Stromberg is certainly the reason I didn't like this film much the first time round.  His love for the sea ought to make him a very dynamic Bond-villain, given that two of the best Bond-villains in the books, Emilio Largo and Mister Big, carried nautical associations.  But though Curt Jergens does his best with the character, the Stromberg character is never more than the sum of his parts.

Both the book and film serials starring James Bond have often been accused of being demeaning or condescending to women.  I've disputed this in other reviews, but SPY WHO LOVED ME is a definite improvement over MAN WITH THE GOLDEN GUN, where the lead female was played as a ditz.  The heroine who was "spy-loved" in the novel was not entirely defenseless-- she was at least able to use a gun-- but the film's female lead is much more formidable.  In tune with the era's appeals to ideological compromise between Western democracy and Soviet Communism, Russian spy-girl Anya Asamova (Barbara Bach) is played as Bond's opposite number on the other side.  The script never condescends to Asamova, who outmaneuvers Bond on a couple of occasions and shows herself able to defend herself against normal opponents.  I would have liked to see her be a little more dynamic at the film's climax, but this wasn't a deal-killer.  Bach's romance with Bond-- who, we learn early on, has accidentally killed Asamova's lover-- is handled intelligently; she certainly doesn't fall into 007's bed at the crook of Bond's finger.

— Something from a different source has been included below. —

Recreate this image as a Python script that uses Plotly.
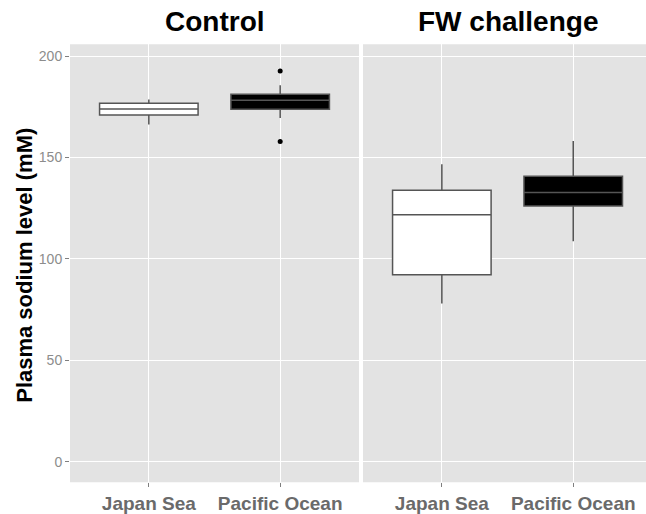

Finally, though I felt Roger Moore never found a decent take on Bond in his first two films, the script gives Moore a much more centered role.  The Bond of LIVE AND LET DIE is effete despite his skills, and the Bond of GOLDEN GUN is frankly clownish.  But in SPY Moore's Bond seems far more the professional spy-- and killer-- than he had seemed to be in any of the Eon Bond-films since THUNDERBALL.